Records with drawing code:
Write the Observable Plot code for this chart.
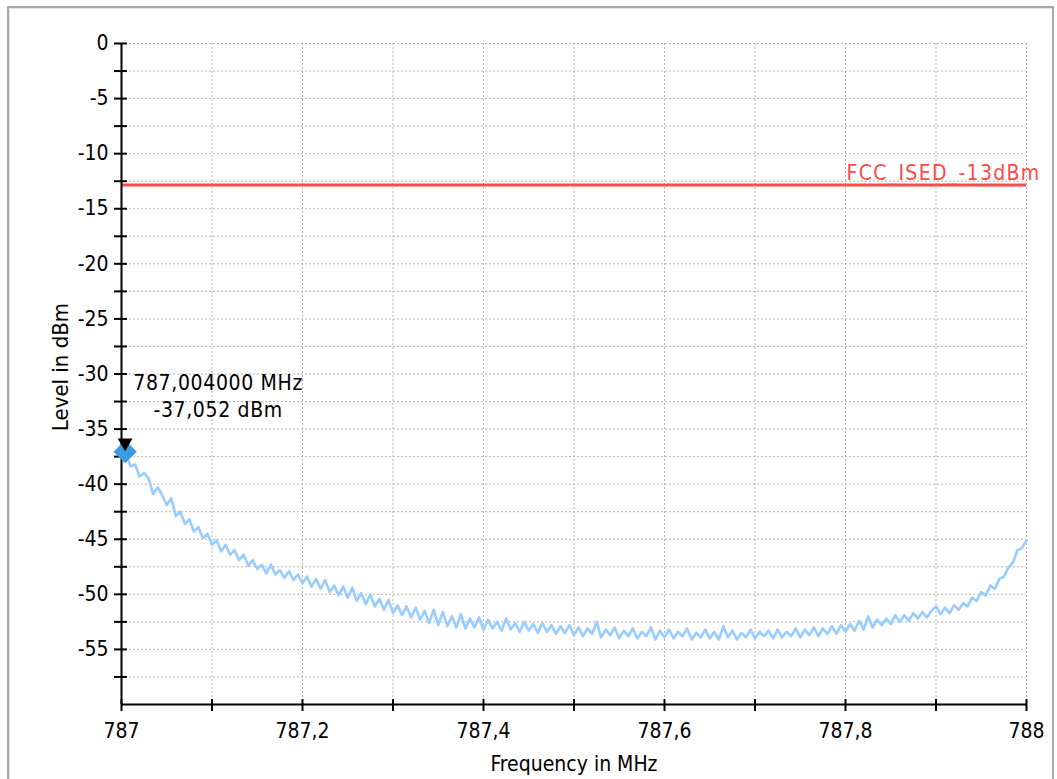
<!DOCTYPE html>
<html>
<head>
<meta charset="utf-8">
<script src="https://cdn.jsdelivr.net/npm/d3@7"></script>
<script src="https://cdn.jsdelivr.net/npm/@observablehq/plot@0.6"></script>
<style>
  html, body { margin: 0; padding: 0; background: #fff; }
  #wrap { position: relative; width: 1057px; height: 779px; overflow: hidden; }
  #frame { position: absolute; left: 7px; top: 6px; width: 1043px; height: 820px;
           border: 2px solid #a9a9a9; box-shadow: inset 1px 1px 0 #e6e6e6; }
  #chart { position: absolute; left: 0; top: 0; }
  svg text { font-family: "DejaVu Sans Condensed", "Liberation Sans Narrow", "Liberation Sans", Arial, sans-serif; }
</style>
</head>
<body>
<div id="wrap"><div id="frame"></div><div id="chart"></div></div>
<script>
// Sweep: 787.000 .. 788.000 MHz, read every 0.005 MHz
const startFreq = 787.0;
const stepFreq = 0.005;
const levels = [
  -37.05,-37.3,-38.4,-38.2,-39.3,-39.0,-39.5,-40.9,-40.3,-41.0,
  -41.9,-41.3,-42.9,-42.5,-43.6,-43.2,-44.3,-43.9,-44.9,-44.5,
  -45.5,-45.1,-46.1,-45.5,-46.4,-46.0,-46.9,-46.4,-47.4,-46.9,
  -47.7,-47.3,-48.1,-47.3,-48.2,-47.8,-48.5,-47.9,-48.7,-48.2,
  -49.0,-48.4,-49.3,-48.6,-49.5,-48.7,-49.8,-49.2,-50.1,-49.3,
  -50.3,-49.4,-50.6,-49.9,-50.9,-50.0,-51.1,-50.4,-51.4,-50.5,
  -51.7,-51.0,-51.9,-51.1,-52.1,-51.2,-52.3,-51.5,-52.6,-51.4,
  -52.8,-51.6,-52.9,-52.0,-53.0,-51.8,-53.1,-52.2,-53.0,-52.1,
  -53.2,-52.3,-53.1,-52.5,-53.3,-52.2,-53.2,-52.6,-53.4,-52.5,
  -53.3,-52.7,-53.5,-52.6,-53.4,-52.8,-53.6,-52.9,-53.5,-52.8,
  -53.7,-53.0,-53.8,-53.1,-53.6,-52.5,-53.9,-53.2,-53.7,-53.0,
  -54.0,-53.3,-53.8,-53.1,-54.0,-53.4,-53.8,-53.0,-54.1,-53.3,
  -53.9,-53.2,-54.0,-53.4,-53.8,-53.1,-54.1,-53.5,-53.9,-53.2,
  -54.0,-53.4,-54.1,-52.9,-53.9,-53.3,-54.1,-53.5,-53.9,-53.2,
  -54.0,-53.4,-53.8,-53.3,-54.0,-53.2,-53.9,-53.4,-53.8,-53.1,
  -53.9,-53.2,-53.7,-53.0,-53.8,-53.1,-53.6,-52.9,-53.6,-52.8,
  -53.4,-52.7,-53.3,-52.4,-53.2,-52.0,-53.0,-52.3,-52.8,-52.2,
  -52.7,-51.9,-52.5,-51.9,-52.4,-51.7,-52.2,-51.6,-52.1,-51.5,
  -51.1,-51.8,-51.2,-51.7,-51.0,-51.4,-50.8,-51.1,-50.3,-50.6,
  -49.8,-50.1,-49.2,-49.5,-48.6,-48.4,-47.6,-47.1,-46.0,-45.8,
  -45.1
];
const yMajorTicks = [0,-5,-10,-15,-20,-25,-30,-35,-40,-45,-50,-55];
const yAllTicks = [0,-2.5,-5,-7.5,-10,-12.5,-15,-17.5,-20,-22.5,-25,-27.5,-30,-32.5,-35,-37.5,-40,-42.5,-45,-47.5,-50,-52.5,-55,-57.5];
const xAllTicks = [787,787.1,787.2,787.3,787.4,787.5,787.6,787.7,787.8,787.9,788];
const xLabelTicks = [787,787.2,787.4,787.6,787.8,788];
const limitLevel = -12.85;
const limitLabel = "FCC_ISED_-13dBm";
const markerFreq = 787.004;
const markerLevel = -37.052;
const markerLines = ["787,004000 MHz", "-37,052 dBm"];
const xTitle = "Frequency in MHz";
const yTitle = "Level in dBm";

const trace = levels.map((v, i) => ({f: startFreq + i * stepFreq, v}));
const comma = d => String(d).replace(".", ",");

const chart = Plot.plot({
  width: 1057,
  height: 779,
  marginLeft: 121,
  marginRight: 31,
  marginTop: 43,
  marginBottom: 75,
  style: {background: "transparent", fontSize: "21px", color: "#000", overflow: "visible"},
  x: {domain: [787, 788], label: null},
  y: {domain: [-60, 0], label: null},
  marks: [
    Plot.gridX(xAllTicks.slice(1), {stroke: "#b4b4b4", strokeOpacity: 1, strokeDasharray: "2,2", strokeWidth: 1}),
    Plot.gridY(yAllTicks, {stroke: "#b4b4b4", strokeOpacity: 1, strokeDasharray: "2,2", strokeWidth: 1}),
    Plot.ruleY([limitLevel], {stroke: "#ff4848", strokeWidth: 3}),
    Plot.text([limitLabel], {x: 788, y: limitLevel, text: d => d, textAnchor: "end", dx: 14, dy: -12, fill: "#ff4848", fontSize: 21}),
    Plot.line(trace, {x: "f", y: "v", stroke: "#99ccff", strokeWidth: 2.6}),
    Plot.ruleX([787], {stroke: "#000", strokeWidth: 2}),
    Plot.ruleY([-60], {stroke: "#000", strokeWidth: 2}),
    Plot.axisY({ticks: yAllTicks, tickSize: 13, dx: 6, text: null, label: null, stroke: "#000", strokeWidth: 2}),
    Plot.axisY({ticks: yMajorTicks, tickSize: 0, tickPadding: 13, tickFormat: d => String(d), fontSize: 21, label: null}),
    Plot.axisX({ticks: xAllTicks, tickSize: 12, dy: -5, text: null, label: null, stroke: "#000", strokeWidth: 2}),
    Plot.axisX({ticks: xLabelTicks, tickSize: 0, tickPadding: 19, tickFormat: comma, fontSize: 21, label: null}),
    Plot.text([xTitle], {frameAnchor: "bottom", dy: 52, lineAnchor: "top", textAnchor: "middle", text: d => d, fontSize: 21, fontFamily: "Liberation Sans, Arial, sans-serif"}),
    Plot.text([yTitle], {frameAnchor: "left", textAnchor: "middle", dx: -61, dy: -7, rotate: -90, text: d => d, fontSize: 22, fontFamily: "Liberation Sans, Arial, sans-serif"}),
    Plot.dot([{f: markerFreq, v: markerLevel}], {x: "f", y: "v", symbol: "diamond2", r: 10, fill: "#3d9be3", stroke: "#3d9be3", strokeWidth: 1}),
    Plot.dot([{f: markerFreq, v: markerLevel}], {x: "f", y: "v", symbol: "triangle", rotate: 180, r: 5.5, fill: "#000", dy: -9}),
    Plot.text([markerLines[0]], {x: markerFreq, y: markerLevel, text: d => d, dx: 93, dy: -68, fontSize: 21}),
    Plot.text([markerLines[1]], {x: markerFreq, y: markerLevel, text: d => d, dx: 93, dy: -41, fontSize: 21})
  ]
});
// widen letter spacing of the red limit label and the marker readout to match the reference
d3.select(chart).selectAll("text").each(function() {
  const t = this.textContent;
  if (t === limitLabel) this.setAttribute("letter-spacing", "1.3px");
  if (markerLines.includes(t)) this.setAttribute("letter-spacing", "0.65px");
});
document.getElementById("chart").appendChild(chart);
</script>
</body>
</html>
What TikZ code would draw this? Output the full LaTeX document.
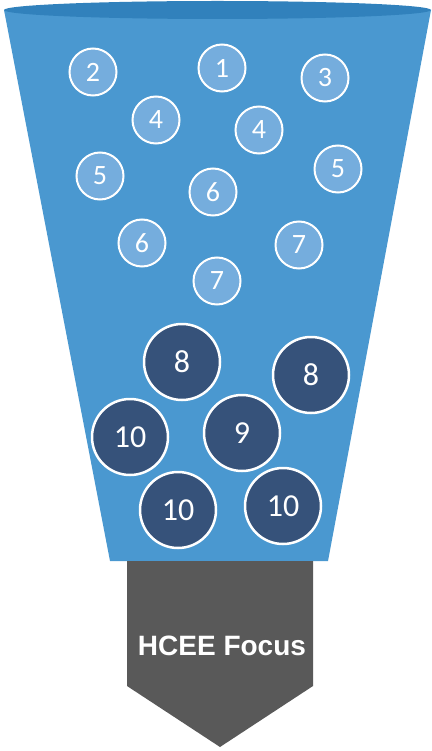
\documentclass[tikz,border=0pt]{standalone}
\usepackage{fontspec}
\setmainfont{Carlito}
\newfontfamily\arialfont{Liberation Sans}
\definecolor{funnelblue}{HTML}{4A98D0}
\definecolor{rimblue}{HTML}{3181BC}
\definecolor{lightball}{HTML}{75ADDD}
\definecolor{darkball}{HTML}{36527A}
\definecolor{arrowgray}{HTML}{595959}
\begin{document}
\begin{tikzpicture}[x=1pt,y=-1pt,
  smallball/.style={circle,draw=white,line width=2pt,fill=lightball,minimum size=47pt,inner sep=0pt,text=white,font=\fontsize{28}{28}\selectfont},
  bigball/.style={circle,draw=white,line width=2.5pt,fill=darkball,minimum size=76pt,inner sep=0pt,text=white,font=\fontsize{32}{32}\selectfont}]
\useasboundingbox (0,0) rectangle (431,751);
% funnel body
\fill[funnelblue] (4,10) -- (431,10) -- (328,561) -- (110,561) -- cycle;
\fill[rimblue] (217.5,10) ellipse [x radius=213.5, y radius=9];
% arrow
\fill[arrowgray] (127,561) -- (313,561) -- (313,686) -- (220,747) -- (127,686) -- cycle;
\node[text=white,font=\arialfont\bfseries\fontsize{28}{28}\selectfont] (focus) at (222,646) {HCEE Focus};
% small balls
\node[smallball] (b2) at (93,72) {2};
\node[smallball] (b1) at (222,68) {1};
\node[smallball] (b3) at (325,78) {3};
\node[smallball] (b4a) at (156,120) {4};
\node[smallball] (b4b) at (259,130) {4};
\node[smallball] (b5a) at (100,176) {5};
\node[smallball] (b5b) at (338,169) {5};
\node[smallball] (b6a) at (213,192) {6};
\node[smallball] (b6b) at (142,243) {6};
\node[smallball] (b7a) at (299,245) {7};
\node[smallball] (b7b) at (217,281) {7};
% big balls
\node[bigball] (c8a) at (182,362) {8};
\node[bigball] (c8b) at (311,375) {8};
\node[bigball] (c10a) at (130,437) {10};
\node[bigball] (c9) at (242,433) {9};
\node[bigball] (c10b) at (178,510) {10};
\node[bigball] (c10c) at (283,506) {10};
\end{tikzpicture}
\end{document}
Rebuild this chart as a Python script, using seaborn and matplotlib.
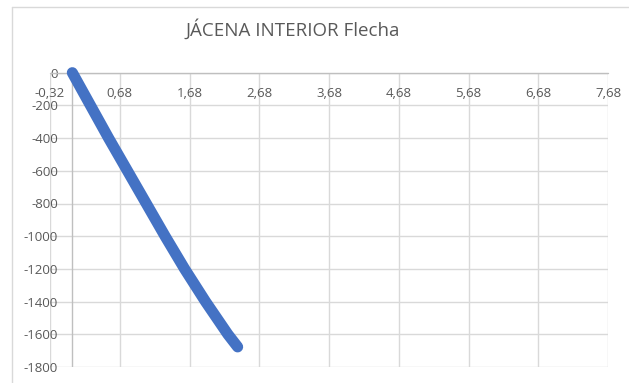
import matplotlib
matplotlib.use("Agg")
import matplotlib.pyplot as plt
import seaborn as sns
import pandas as pd
from matplotlib.lines import Line2D

# Deflection of the interior beam: position along the span vs. deflection
posicion = [0.0, 0.26, 0.52, 0.79, 1.06, 1.33, 1.61, 1.91, 2.23, 2.37]
flecha = [0, -200, -400, -600, -800, -1000, -1200, -1400, -1600, -1677]

x_ticks = [-0.32, 0.68, 1.68, 2.68, 3.68, 4.68, 5.68, 6.68, 7.68]
x_labels = ["-0,32", "0,68", "1,68", "2,68", "3,68", "4,68", "5,68", "6,68", "7,68"]
y_ticks = [0, -200, -400, -600, -800, -1000, -1200, -1400, -1600, -1800]
y_labels = ["0", "-200", "-400", "-600", "-800", "-1000", "-1200", "-1400", "-1600", "-1800"]

titulo = "JÁCENA INTERIOR Flecha"

sns.set_theme(style="white")
plt.rcParams["font.family"] = ["Open Sans", "DejaVu Sans"]

W, H = 629, 383
fig = plt.figure(figsize=(W / 100, H / 100), dpi=100)

# plot area in pixels
left_px, right_px, top_px, bottom_px = 50, 608, 72.7, 367
ax = fig.add_axes([left_px / W, (H - bottom_px) / H,
                   (right_px - left_px) / W, (bottom_px - top_px) / H])

df = pd.DataFrame({"posicion": posicion, "flecha": flecha})
sns.lineplot(data=df, x="posicion", y="flecha", ax=ax, sort=False,
             color="#4472C4", linewidth=8, solid_capstyle="round",
             solid_joinstyle="round", zorder=5, clip_on=False)

ax.set_xlim(-0.32, 7.68)
ax.set_ylim(-1800, 0)
ax.set_xlabel("")
ax.set_ylabel("")

grid_c = "#D9D9D9"
axis_c = "#BFBFBF"
txt_c = "#595959"

for s in ax.spines.values():
    s.set_visible(False)

ax.set_xticks(x_ticks, labels=[""] * len(x_ticks))
ax.set_yticks(y_ticks, labels=y_labels)
ax.grid(True, color=grid_c, linewidth=1.0)
ax.tick_params(axis="both", length=0)
ax.tick_params(axis="y", pad=-5.8, labelsize=9.5, labelcolor=txt_c)
ax.tick_params(axis="x", labelbottom=False)

# vertical axis crosses at x = 0, horizontal axis at y = 0
ax.axvline(0, color=axis_c, linewidth=1.0, zorder=2)
ax.axhline(0, color=axis_c, linewidth=1.0, zorder=2, clip_on=False)

# category labels sit just under the horizontal axis
for t, lbl in zip(x_ticks, x_labels):
    ax.annotate(lbl, (t, 0), xytext=(0, -20.5), textcoords="offset pixels",
                ha="center", va="center", fontsize=9.5, color=txt_c,
                annotation_clip=False)

# chart frame
fig.add_artist(Line2D([12 / W, 12 / W], [0, 1 - 7 / H], color=grid_c,
                      linewidth=1.0, transform=fig.transFigure))
fig.add_artist(Line2D([12 / W, 1], [1 - 7 / H, 1 - 7 / H], color=grid_c,
                      linewidth=1.0, transform=fig.transFigure))

fig.text(293 / W, 1 - 29.5 / H, titulo, ha="center", va="center",
         fontsize=13.5, color=txt_c)

fig.savefig("out.png", dpi=100, facecolor="white")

[Task directions]: Give again, word for word, the part that opens with the line containing "Rebuild this chart" and closes with the one containing "fig = plt.figure(figsize=(W". Include both of those lines and skip all pictures.

[Task response]:
Rebuild this chart as a Python script, using seaborn and matplotlib.
import matplotlib
matplotlib.use("Agg")
import matplotlib.pyplot as plt
import seaborn as sns
import pandas as pd
from matplotlib.lines import Line2D

# Deflection of the interior beam: position along the span vs. deflection
posicion = [0.0, 0.26, 0.52, 0.79, 1.06, 1.33, 1.61, 1.91, 2.23, 2.37]
flecha = [0, -200, -400, -600, -800, -1000, -1200, -1400, -1600, -1677]

x_ticks = [-0.32, 0.68, 1.68, 2.68, 3.68, 4.68, 5.68, 6.68, 7.68]
x_labels = ["-0,32", "0,68", "1,68", "2,68", "3,68", "4,68", "5,68", "6,68", "7,68"]
y_ticks = [0, -200, -400, -600, -800, -1000, -1200, -1400, -1600, -1800]
y_labels = ["0", "-200", "-400", "-600", "-800", "-1000", "-1200", "-1400", "-1600", "-1800"]

titulo = "JÁCENA INTERIOR Flecha"

sns.set_theme(style="white")
plt.rcParams["font.family"] = ["Open Sans", "DejaVu Sans"]

W, H = 629, 383
fig = plt.figure(figsize=(W / 100, H / 100), dpi=100)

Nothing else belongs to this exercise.